If the police make a valid requirement that you provide a specimen of breath, blood or urine it is a criminal offence to fail or refuse to provide the specimen without a reasonable excuse.
The point of the offence is to deter non-compliance with the test procedure; so, it is treated more seriously than drink driving itself and it is far easier to find yourself in prison for failing to provide than it is for drink driving.
Your case is unique, so our approach to it is unique too.
The first step in our process is to check whether the police had the authority to require a specimen of breath. They cannot simply demand a specimen from anybody they stop, there must be a genuine investigation underway into whether a drink driving offence has been committed by the person being asked for a specimen. If there isn’t then the result of the test should be excluded meaning the prosecution would not be able to prove their case against you.
We will also check to see that the police have followed the correct procedure when they required the specimen from you. For example, if the officer fails to warn you that you can be prosecuted for not providing then the court must find you not guilty.
Next, we consider whether you have a reasonable excuse for not providing. Reasonable excuses can be medical, e.g. I have asthma, I have a fear of needles or I was so dehydrated I couldn’t urinate. They can also be non-medical such as that the breath test machine was faulty or that you did not understand the requirement being made of you. In a recent case, the police officer had noted down that our client was trying his best to provide but failed to do so. We successfully argued that the case should be dropped because there was no suggestion that out client had deliberately failed or refused to provide. We’ve even won cases where our client was found to have been so drunk that they were physically incapable of providing!

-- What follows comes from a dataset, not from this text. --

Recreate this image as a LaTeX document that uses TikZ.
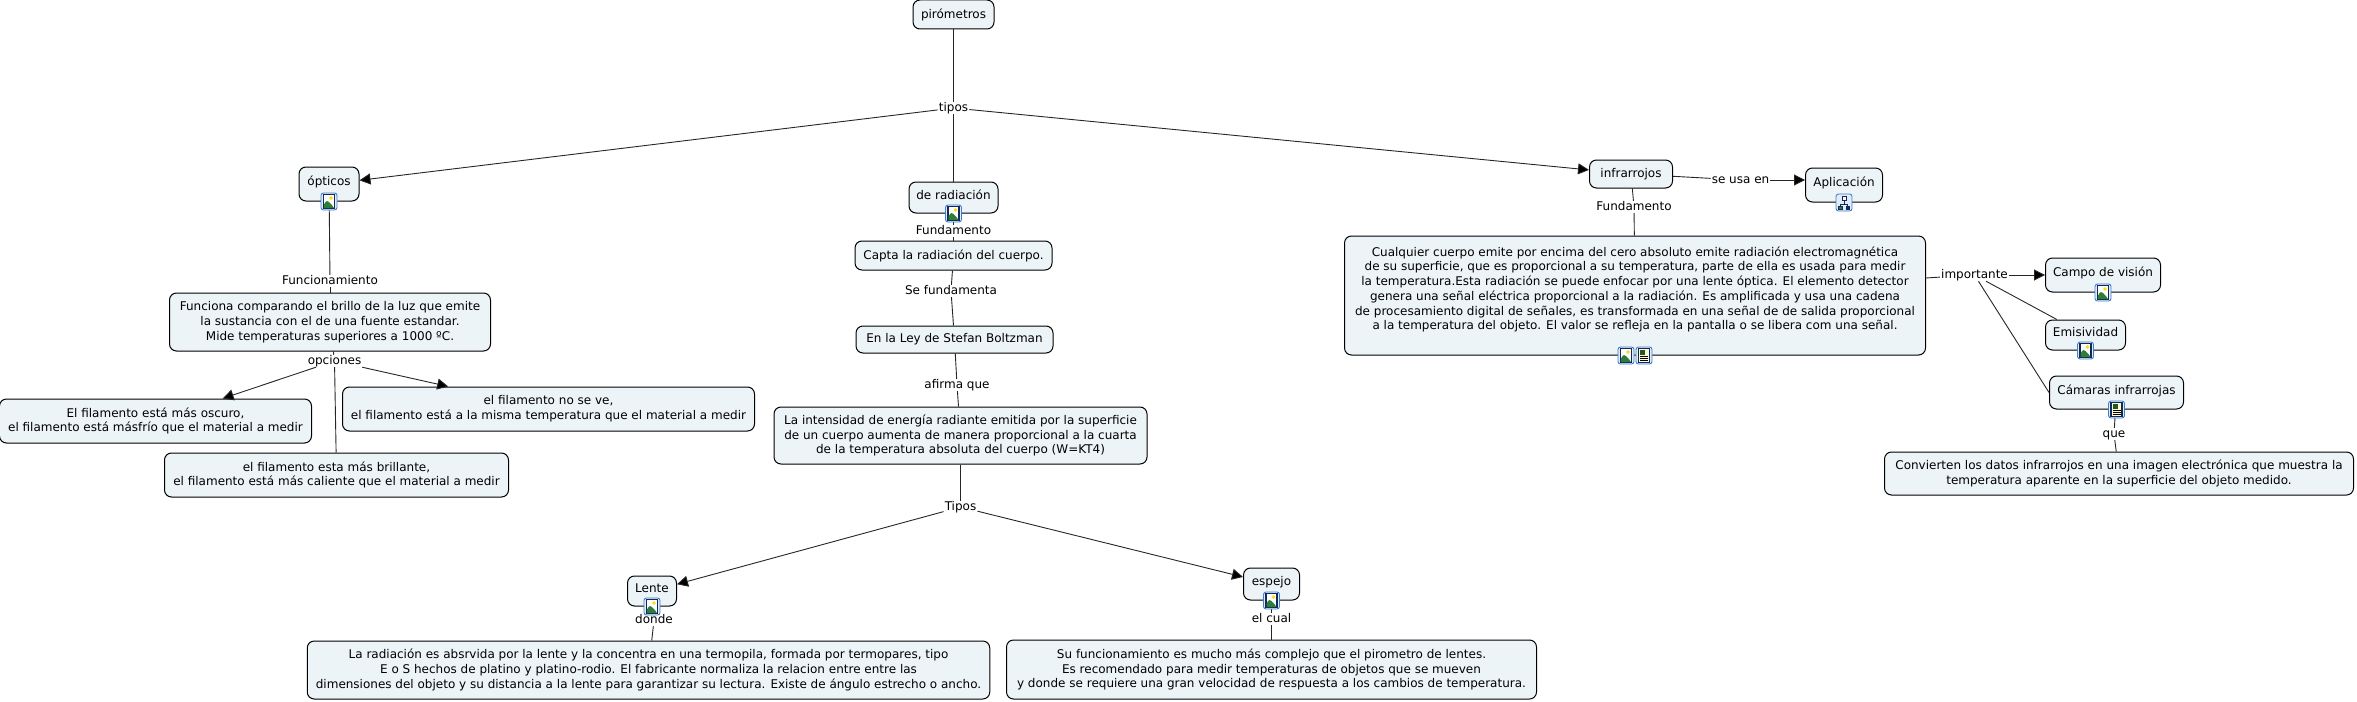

An important point in these cases is that where the defence raise a reasonable excuse it is for the prosecution to prove, beyond reasonable doubt, that you did not have a reasonable excuse, which makes life that little bit easier.
When passing sentence, courts will refer to the Sentencing Guidelines. The judge will usually follow the guidelines but can go outside of them, either to impose a harsher or more lenient sentence, where they think that the case deserves it.
The court must disqualify a convicted person for at least 12 months but unless you can show that you had an honest but unreasonable excuse, e.g. because you wanted to speak to a solicitor before providing, then you should assume the starting point is a 17 month driving ban and a community order if you are convicted or plead guilty.
The court will look at the starting point relevant to your alcohol level then consider anything that makes the offence more serious and any mitigation put forward by your solicitor to decide whether to move up or down the range available to them. In extreme cases, the judge may move outside of the sentencing range altogether.
You will normally receive a reduction in sentence if you plead guilty; however, that cannot help you avoid the driving ban nor do you receive a reduced ban for pleading guilty.
We will always ask the court to allow you to take the drink driving awareness course. If you complete the course by the deadline the court gives you then your driving ban will be reduced by 25%. You can find more information about the drink driving course providers, where courses are held and book a course here.
We represented AB who was accused of failing to provide a specimen for analysis at the police station. We successfully argued that the police officer had not explained the procedure properly and thus our client had not understood the requirement for him to provide.
He was acquitted and an order allowing him to recover his legal costs was made.
Client was charged with failing to provide a specimen of breath following a collision involving his vehicle. He was not present at the scene of the crash and was found by police at home in bed. We made representations to the Crown based on their evidence identifying him as the driver as well as debating whether the police officers were genuinely engaged in an investigation allowing them to require a specimen of breath given the circumstances in which TM was found.
The Crown Prosecution Service accepted our representations and discontinued the case against our client.
CW had a long-standing needle phobia. The prosecution alleged that he had simply refused to provide a blood specimen. During evidence a police sergeant claimed that CW had never mentioned his phobia; however, another police officer gave evidence that CW had told the sergeant about the phobia. We were also able to obtain evidence from the hospital consultant who treated CW and his GP confirming that the needle phobia had been diagnosed years before.
CW was acquitted and costs awarded against the prosecutor.
The police forced AS to go through the breath testing procedure without a solicitor or an interpreter despite hi being a foreign national who spoke limited English.
The prosecution case was dismissed at trial once it became clear that AS could not understand the instructions being given to him by the police officer.